Private blockchain: On the other hand, private blockchains can be created and run by institutions like government departments, industries and companies, and maybe even NGOs. Private blockchains avoid these problems by restricting the number of users. Membership to a private blockchain is by invitation. Though others may be able to view the transactions, they cannot participate in them. The rules governing the private blockchain can be changed easily by the administrators and backtracking of transactions may be allowed by them. The validators (miners in public blockchains) are trusted by the institution. Transaction costs are lower than in public blockchains, and malfunctioning nodes can be quickly spotted and repaired.
Blockchain and GIS applications
The unprecedented growth of blockchains has taken these beyond cryptocurrencies, and people appreciate the public ledger, peer-to-peer networks and no-trust-required transactions like never before. Integration of such a technology is slowly gaining momentum in GIS. Open data initiatives across the globe have resulted in successful spatial data infrastructures. However, the repositories for the data are developed and maintained by central organisations. This means there is a chance of bias as well as ‘control’ in data management.
In geospatial terms, two domains that attract blockchain implementation are land transactions and data repositories. In the case of land records, there is no established trust between the participants and there is a need for openness. While geospatial technologies have had a huge impact on the digitisation of spatial land records, the transaction data related to these records tends to lose synchronism as it is maintained in different databases. Typically, the 7/12 land records lie with the Revenue Department of the state, while the registration records are with the Department of Stamps and Registration, and spatial data are maintained by the Land Records Department. Blockchain provides the capability to create a decentralised system that stores geodata with no central control, and yet everyone has access to the data and its history.

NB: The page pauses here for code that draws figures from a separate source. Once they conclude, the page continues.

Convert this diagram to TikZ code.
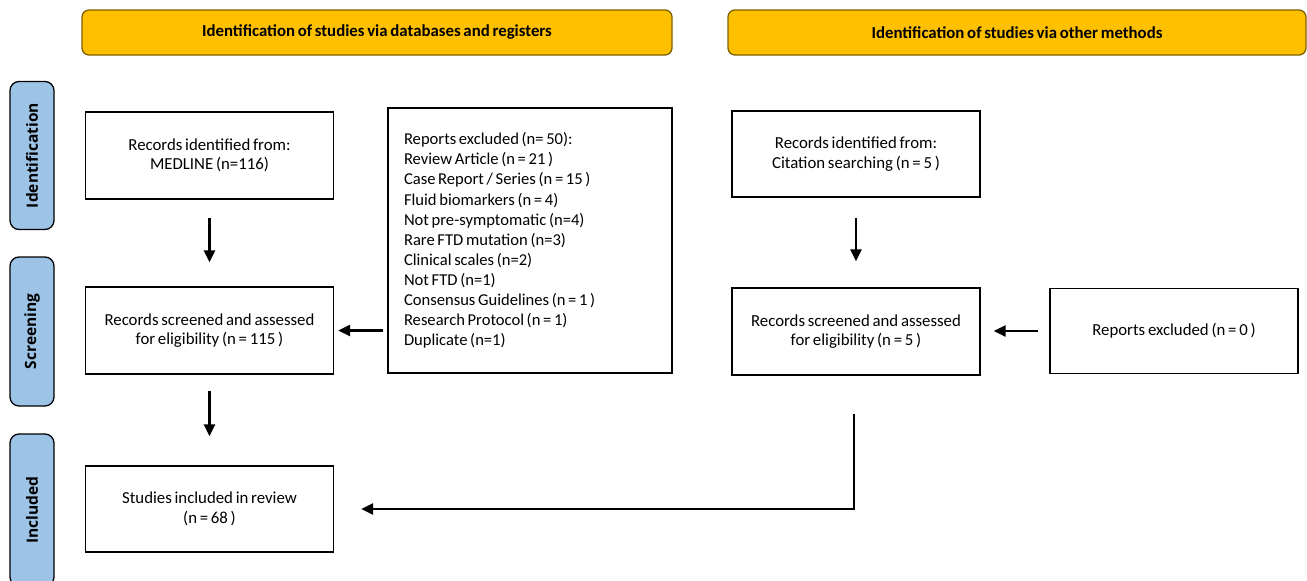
\documentclass[tikz,border=0pt]{standalone}
\usepackage{fontspec}
\setmainfont[WordSpace=0.72]{Carlito}
\newfontfamily\phasefont{Open Sans}
\usetikzlibrary{arrows.meta}

\definecolor{hdrfill}{HTML}{FFC000}
\definecolor{hdrline}{HTML}{7F6000}
\definecolor{phasefill}{HTML}{9DC3E6}

\tikzset{
	header/.style={draw=hdrline, fill=hdrfill, line width=1.3pt, rounded corners=7pt,
		minimum height=45pt, inner sep=0pt, font=\fontsize{16.8}{20}\selectfont\bfseries},
	phase/.style={draw=black, fill=phasefill, line width=1.3pt, rounded corners=9pt,
		rotate=90, minimum height=44pt, inner sep=0pt,
		font=\phasefont\fontsize{15.5}{18}\selectfont\bfseries},
	recbox/.style={draw, line width=1.4pt, minimum width=248pt, minimum height=87pt,
		inner sep=0pt, align=center, font=\fontsize{16.8}{19.5}\selectfont},
	flow/.style={-{Triangle[length=12pt,width=11pt]}, line width=2.4pt}
}

\begin{document}
\begin{tikzpicture}[x=1pt, y=-1pt]
			\useasboundingbox (0, 0) rectangle (1307, 581);
			\clip (0, 0) rectangle (1307, 581);

			% headers
			\node[header, minimum width=590pt] (hdrdb) at (377, 32.5)
				{Identification of studies via databases and registers};
			\node[header, minimum width=578pt] (hdrother) at (1017, 32.5)
				{Identification of studies via other methods};

			% phases
			\node[phase, minimum width=148pt] (phid) at (32, 155.5)
				{Identification};
			\node[phase, minimum width=149pt] (phscr) at (32, 331.5)
				{Screening};
			\node[phase, minimum width=152pt] (phinc) at (32, 510)
				{Included};

			% databases and registers
			\node[recbox] (idA) at (209.5, 155.5)
				{Records identified from:\\MEDLINE (n=116)};
			\node[recbox] (scrA) at (209.5, 330.5)
				{Records screened and assessed\\for eligibility (n = 115 )};
			\node[recbox, minimum height=86pt] (incA) at (209.5, 509)
				{Studies included in review\\(n = 68 )};
			\node[recbox, minimum width=284pt, minimum height=265pt, text width=252pt,
				inner xsep=16pt, align=flush left, font=\fontsize{16.6}{20.1}\selectfont] (exclA) at (530, 240.5)
				{\spaceskip=0.16em plus 0.05em\relax
				Reports excluded (n= 50):\\
				Review Article (n = 21 )\\
				Case Report / Series (n = 15 )\\
				Fluid biomarkers (n = 4)\\
				Not pre-symptomatic (n=4)\\
				Rare FTD mutation (n=3)\\
				Clinical scales (n=2)\\
				Not FTD (n=1)\\
				Consensus Guidelines (n = 1 )\\
				Research Protocol (n = 1)\\
				Duplicate (n=1)};

			% other methods
			\node[recbox, minimum height=86pt] (idB) at (856, 154)
				{Records identified from:\\Citation searching (n = 5 )};
			\node[recbox] (scrB) at (856, 331.5)
				{Records screened and assessed\\for eligibility (n = 5 )};
			\node[recbox, minimum height=85pt] (exclB) at (1174, 331)
				{Reports excluded (n = 0 )};

			% arrows
			\draw[flow, shorten <=18pt, shorten >=24pt]
				(idA) -- (scrA);
			\draw[flow, shorten <=16pt, shorten >=29pt]
				(scrA) -- (incA);
			\draw[flow, shorten <=4pt, shorten >=4pt]
				(exclA.west |- scrA.east) -- (scrA.east);
			\draw[flow, shorten <=20pt, shorten >=26pt]
				(idB) -- (scrB);
			\draw[flow, shorten <=11pt, shorten >=13pt]
				(exclB.west) -- (exclB.west -| scrB.east);
			\draw[flow, line width=2.8pt, shorten >=27pt]
				([xshift=-2pt, yshift=-38pt]scrB.south) |- (incA.east);

		\end{tikzpicture}
\end{document}
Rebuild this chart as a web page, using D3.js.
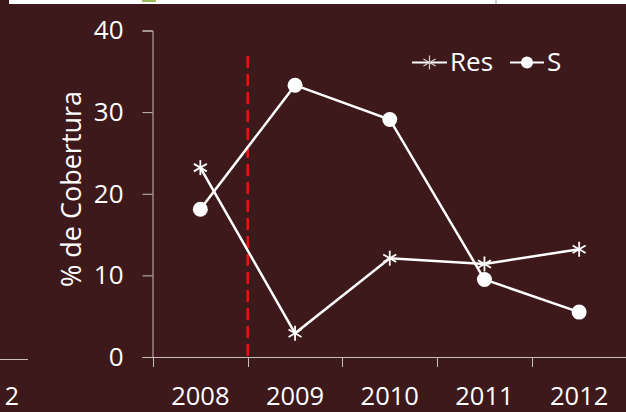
<!DOCTYPE html>
<html>
<head>
<meta charset="utf-8">
<script src="https://cdn.jsdelivr.net/npm/d3@7/dist/d3.min.js"></script>
<style>
  body { margin: 0; background: #3d191b; }
  svg { display: block; font-family: "Open Sans", Lato, sans-serif; }
</style>
</head>
<body>
<div id="chart"></div>
<script>
// years on the x-axis, % coverage on the y-axis
var years = ["2008", "2009", "2010", "2011", "2012"]
var resValues = [23.2, 2.9, 12.1, 11.4, 13.2]
var sValues = [18.1, 33.3, 29.1, 9.5, 5.5]
var yTicks = [0, 10, 20, 30, 40]
var seriesNames = ["Res", "S"]
var yTitle = "% de Cobertura"
var cutYear = "2009"   // dashed red line sits at the start of this year

var width = 626, height = 412
var bg = "#3d191b", fg = "#ffffff", axisColor = "#c9bfbf"
var fontSize = "26px"

var svg = d3.select("#chart")
    .append("svg")
    .attr("width", width)
    .attr("height", height)

svg.append("rect").attr("width", width).attr("height", height).attr("fill", bg)

// bits of neighbouring slide content that show at the edges
svg.append("rect").attr("x", 9).attr("y", 0).attr("width", width - 9).attr("height", 4).attr("fill", "#ffffff")
svg.append("rect").attr("x", 142).attr("y", 0).attr("width", 14).attr("height", 2).attr("fill", "#9bbb59")
svg.append("line").attr("x1", 496).attr("x2", 496).attr("y1", 0).attr("y2", 4).attr("stroke", "#999").attr("stroke-width", 1)
svg.append("line").attr("x1", 0).attr("x2", 28).attr("y1", 359.5).attr("y2", 359.5).attr("stroke", axisColor).attr("stroke-width", 1)
svg.append("text").attr("x", 19).attr("y", 404.5).attr("text-anchor", "end")
    .attr("fill", fg).style("font-size", "25px").text("2")

var x = d3.scaleBand()
    .domain(years)
    .range([153, 626.5])

var y = d3.scaleLinear()
    .domain([0, 40])
    .range([357, 30.5])

// y axis
var yAxis = svg.append("g")
    .attr("transform", "translate(152.5,0)")
    .call(d3.axisLeft(y).tickValues(yTicks).tickSize(10).tickPadding(19).tickSizeOuter(10))
yAxis.selectAll("path,line").attr("stroke", axisColor)
yAxis.selectAll("text").attr("fill", fg).style("font-size", fontSize).style("font-family", "'Open Sans', Lato, sans-serif")

// x axis (ticks at band edges)
var xAxisG = svg.append("g")
xAxisG.append("line")
    .attr("x1", 143).attr("x2", 626)
    .attr("y1", 357.5).attr("y2", 357.5)
    .attr("stroke", axisColor)
var edges = years.map(function (d) { return x(d) })
edges.push(x(years[years.length - 1]) + x.bandwidth())
xAxisG.selectAll(".xt")
    .data(edges)
    .enter()
    .append("line")
    .attr("x1", function (d) { return Math.round(d) + 0.5 })
    .attr("x2", function (d) { return Math.round(d) + 0.5 })
    .attr("y1", 357).attr("y2", 367)
    .attr("stroke", axisColor)
xAxisG.selectAll(".xl")
    .data(years)
    .enter()
    .append("text")
    .attr("x", function (d) { return x(d) + x.bandwidth() / 2 })
    .attr("y", 404.5)
    .attr("text-anchor", "middle")
    .attr("fill", fg)
    .style("font-size", "25.5px")
    .text(function (d) { return d })

// y title
svg.append("text")
    .attr("transform", "translate(81,189) rotate(-90)")
    .attr("text-anchor", "middle")
    .attr("fill", fg)
    .style("font-size", "27px")
    .text(yTitle)

// red dashed marker line
svg.append("line")
    .attr("x1", x(cutYear)).attr("x2", x(cutYear))
    .attr("y1", 56).attr("y2", 357)
    .attr("stroke", "#ee1111")
    .attr("stroke-width", 2.5)
    .attr("stroke-dasharray", "12,6")

var cx = function (d, i) { return x(years[i]) + x.bandwidth() / 2 }
var line = d3.line()
    .x(function (d, i) { return x(years[i]) + x.bandwidth() / 2 })
    .y(function (d) { return y(d) })

// Res series
svg.append("path")
    .datum(resValues)
    .attr("d", line)
    .attr("fill", "none")
    .attr("stroke", fg)
    .attr("stroke-width", 2.5)

var star = function (g, px, py, r, color, w) {
    var a = [0, 60, 120]
    for (var k = 0; k < a.length; k++) {
        var t = (a[k] + 90) * Math.PI / 180
        g.append("line")
            .attr("x1", px - r * Math.cos(t)).attr("y1", py - r * Math.sin(t))
            .attr("x2", px + r * Math.cos(t)).attr("y2", py + r * Math.sin(t))
            .attr("stroke", color).attr("stroke-width", w)
    }
}
var resG = svg.append("g")
resValues.forEach(function (d, i) {
    star(resG, cx(d, i), y(d), 7.5, fg, 1.8)
})

// S series
svg.append("path")
    .datum(sValues)
    .attr("d", line)
    .attr("fill", "none")
    .attr("stroke", fg)
    .attr("stroke-width", 2.5)

svg.selectAll(".sdot")
    .data(sValues)
    .enter()
    .append("circle")
    .attr("cx", cx)
    .attr("cy", function (d) { return y(d) })
    .attr("r", 7.5)
    .attr("fill", fg)

// legend
var leg = svg.append("g")
leg.append("line").attr("x1", 412).attr("x2", 447).attr("y1", 62.5).attr("y2", 62.5).attr("stroke", fg).attr("stroke-width", 2)
star(leg, 429.5, 62.5, 7, "#d8cccc", 1.2)
leg.append("text").attr("x", 450).attr("y", 71).attr("fill", fg).style("font-size", fontSize).text(seriesNames[0])
leg.append("line").attr("x1", 510).attr("x2", 544).attr("y1", 62.5).attr("y2", 62.5).attr("stroke", fg).attr("stroke-width", 2)
leg.append("circle").attr("cx", 527).attr("cy", 62.5).attr("r", 6).attr("fill", fg)
leg.append("text").attr("x", 547).attr("y", 71).attr("fill", fg).style("font-size", fontSize).text(seriesNames[1])
</script>
</body>
</html>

There are software products available in the market that allow the publishing of spatial data to the public, spatial data exchange within an organisation and the transfer of private spatial data between different organisations using blockchain technology. Two good examples are Atlaschain and FOAM.
Here are some other geospatial applications:
- Public data: Street maps, terrain models, aerial footage or sea maps can be made publicly available without a central hub that can restrict access to the data; contributors to the map can be rewarded with tokens, and a public record can be kept of changes and contributions.
- IoT-autonomous devices and apps: These include devices that negotiate with and pay each other, such as drones that negotiate use of air space, self-driving cars that negotiate lane space or pay for road usage, mobile/wearable devices that pay for public transportation, and apps similar to Uber and Airbnb that connect clients and providers without a middleman.
- Elections: In a free republic, the integrity of elections must be protected and made fully transparent. Geotagged blockchain election ballots offer an immutable record of the election. A little geospatial analysis can easily detect locations where multiple votes indicate possible voter fraud. Add the requirement to have a private key associated with each voter, and voter fraud can be eliminated entirely.